# SUPPLIED INFORMATION:
_ _ _ _

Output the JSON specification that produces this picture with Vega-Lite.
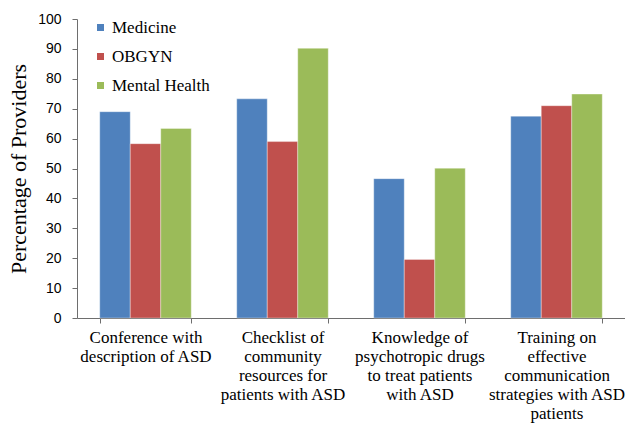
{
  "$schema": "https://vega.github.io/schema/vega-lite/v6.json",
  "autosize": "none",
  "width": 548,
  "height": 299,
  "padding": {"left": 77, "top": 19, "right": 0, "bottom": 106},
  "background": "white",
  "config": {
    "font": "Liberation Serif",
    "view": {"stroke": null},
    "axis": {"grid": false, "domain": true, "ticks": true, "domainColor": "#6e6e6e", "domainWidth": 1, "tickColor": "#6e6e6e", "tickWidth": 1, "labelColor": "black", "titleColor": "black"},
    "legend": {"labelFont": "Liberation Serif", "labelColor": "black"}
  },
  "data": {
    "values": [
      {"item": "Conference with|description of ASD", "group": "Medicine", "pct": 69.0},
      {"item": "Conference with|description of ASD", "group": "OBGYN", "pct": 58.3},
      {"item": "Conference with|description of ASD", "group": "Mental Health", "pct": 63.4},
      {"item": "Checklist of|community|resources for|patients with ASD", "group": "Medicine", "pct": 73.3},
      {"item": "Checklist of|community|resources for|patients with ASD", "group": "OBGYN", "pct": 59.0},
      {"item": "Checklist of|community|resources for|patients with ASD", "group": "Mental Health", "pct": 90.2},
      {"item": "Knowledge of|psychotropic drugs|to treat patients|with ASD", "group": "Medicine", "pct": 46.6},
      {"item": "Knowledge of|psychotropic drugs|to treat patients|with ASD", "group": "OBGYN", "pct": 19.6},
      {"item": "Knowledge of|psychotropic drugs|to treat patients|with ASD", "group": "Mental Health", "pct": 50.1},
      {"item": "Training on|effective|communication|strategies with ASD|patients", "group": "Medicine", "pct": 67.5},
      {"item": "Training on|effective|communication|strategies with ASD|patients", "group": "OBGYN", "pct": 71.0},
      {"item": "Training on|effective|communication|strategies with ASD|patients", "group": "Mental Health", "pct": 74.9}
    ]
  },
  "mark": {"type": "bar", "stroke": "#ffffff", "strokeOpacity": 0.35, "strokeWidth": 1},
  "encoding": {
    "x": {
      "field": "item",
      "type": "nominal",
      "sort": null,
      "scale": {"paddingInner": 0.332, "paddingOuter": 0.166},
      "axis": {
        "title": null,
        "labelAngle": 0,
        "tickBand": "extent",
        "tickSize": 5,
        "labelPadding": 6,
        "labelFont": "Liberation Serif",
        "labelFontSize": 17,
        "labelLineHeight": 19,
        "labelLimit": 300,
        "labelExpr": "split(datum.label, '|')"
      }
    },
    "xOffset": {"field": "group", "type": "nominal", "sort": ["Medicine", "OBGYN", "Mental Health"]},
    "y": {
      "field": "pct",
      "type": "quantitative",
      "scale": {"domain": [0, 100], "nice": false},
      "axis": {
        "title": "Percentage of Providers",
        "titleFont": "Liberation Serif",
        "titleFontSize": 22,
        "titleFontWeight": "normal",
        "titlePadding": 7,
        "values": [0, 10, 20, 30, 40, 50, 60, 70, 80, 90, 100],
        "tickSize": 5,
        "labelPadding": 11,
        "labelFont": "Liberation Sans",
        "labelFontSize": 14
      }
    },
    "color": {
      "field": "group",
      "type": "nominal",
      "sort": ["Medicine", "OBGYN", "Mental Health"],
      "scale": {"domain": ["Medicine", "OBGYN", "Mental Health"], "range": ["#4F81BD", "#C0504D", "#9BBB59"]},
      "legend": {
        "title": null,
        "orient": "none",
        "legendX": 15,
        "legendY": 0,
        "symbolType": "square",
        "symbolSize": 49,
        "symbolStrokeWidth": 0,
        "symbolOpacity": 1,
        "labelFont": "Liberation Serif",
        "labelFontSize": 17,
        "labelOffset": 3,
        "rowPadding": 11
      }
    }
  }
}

_ _ _ _

# TASK INSTRUCTIONS:
Omit the pictures and give the material again, exactly and in full.

# OUTPUT:
Output the JSON specification that produces this picture with Vega-Lite.
{
  "$schema": "https://vega.github.io/schema/vega-lite/v6.json",
  "autosize": "none",
  "width": 548,
  "height": 299,
  "padding": {"left": 77, "top": 19, "right": 0, "bottom": 106},
  "background": "white",
  "config": {
    "font": "Liberation Serif",
    "view": {"stroke": null},
    "axis": {"grid": false, "domain": true, "ticks": true, "domainColor": "#6e6e6e", "domainWidth": 1, "tickColor": "#6e6e6e", "tickWidth": 1, "labelColor": "black", "titleColor": "black"},
    "legend": {"labelFont": "Liberation Serif", "labelColor": "black"}
  },
  "data": {
    "values": [
      {"item": "Conference with|description of ASD", "group": "Medicine", "pct": 69.0},
      {"item": "Conference with|description of ASD", "group": "OBGYN", "pct": 58.3},
      {"item": "Conference with|description of ASD", "group": "Mental Health", "pct": 63.4},
      {"item": "Checklist of|community|resources for|patients with ASD", "group": "Medicine", "pct": 73.3},
      {"item": "Checklist of|community|resources for|patients with ASD", "group": "OBGYN", "pct": 59.0},
      {"item": "Checklist of|community|resources for|patients with ASD", "group": "Mental Health", "pct": 90.2},
      {"item": "Knowledge of|psychotropic drugs|to treat patients|with ASD", "group": "Medicine", "pct": 46.6},
      {"item": "Knowledge of|psychotropic drugs|to treat patients|with ASD", "group": "OBGYN", "pct": 19.6},
      {"item": "Knowledge of|psychotropic drugs|to treat patients|with ASD", "group": "Mental Health", "pct": 50.1},
      {"item": "Training on|effective|communication|strategies with ASD|patients", "group": "Medicine", "pct": 67.5},
      {"item": "Training on|effective|communication|strategies with ASD|patients", "group": "OBGYN", "pct": 71.0},
      {"item": "Training on|effective|communication|strategies with ASD|patients", "group": "Mental Health", "pct": 74.9}
    ]
  },
  "mark": {"type": "bar", "stroke": "#ffffff", "strokeOpacity": 0.35, "strokeWidth": 1},
  "encoding": {
    "x": {
      "field": "item",
      "type": "nominal",
      "sort": null,
      "scale": {"paddingInner": 0.332, "paddingOuter": 0.166},
      "axis": {
        "title": null,
        "labelAngle": 0,
        "tickBand": "extent",
        "tickSize": 5,
        "labelPadding": 6,
        "labelFont": "Liberation Serif",
        "labelFontSize": 17,
        "labelLineHeight": 19,
        "labelLimit": 300,
        "labelExpr": "split(datum.label, '|')"
      }
    },
    "xOffset": {"field": "group", "type": "nominal", "sort": ["Medicine", "OBGYN", "Mental Health"]},
    "y": {
      "field": "pct",
      "type": "quantitative",
      "scale": {"domain": [0, 100], "nice": false},
      "axis": {
        "title": "Percentage of Providers",
        "titleFont": "Liberation Serif",
        "titleFontSize": 22,
        "titleFontWeight": "normal",
        "titlePadding": 7,
        "values": [0, 10, 20, 30, 40, 50, 60, 70, 80, 90, 100],
        "tickSize": 5,
        "labelPadding": 11,
        "labelFont": "Liberation Sans",
        "labelFontSize": 14
      }
    },
    "color": {
      "field": "group",
      "type": "nominal",
      "sort": ["Medicine", "OBGYN", "Mental Health"],
      "scale": {"domain": ["Medicine", "OBGYN", "Mental Health"], "range": ["#4F81BD", "#C0504D", "#9BBB59"]},
      "legend": {
        "title": null,
        "orient": "none",
        "legendX": 15,
        "legendY": 0,
        "symbolType": "square",
        "symbolSize": 49,
        "symbolStrokeWidth": 0,
        "symbolOpacity": 1,
        "labelFont": "Liberation Serif",
        "labelFontSize": 17,
        "labelOffset": 3,
        "rowPadding": 11
      }
    }
  }
}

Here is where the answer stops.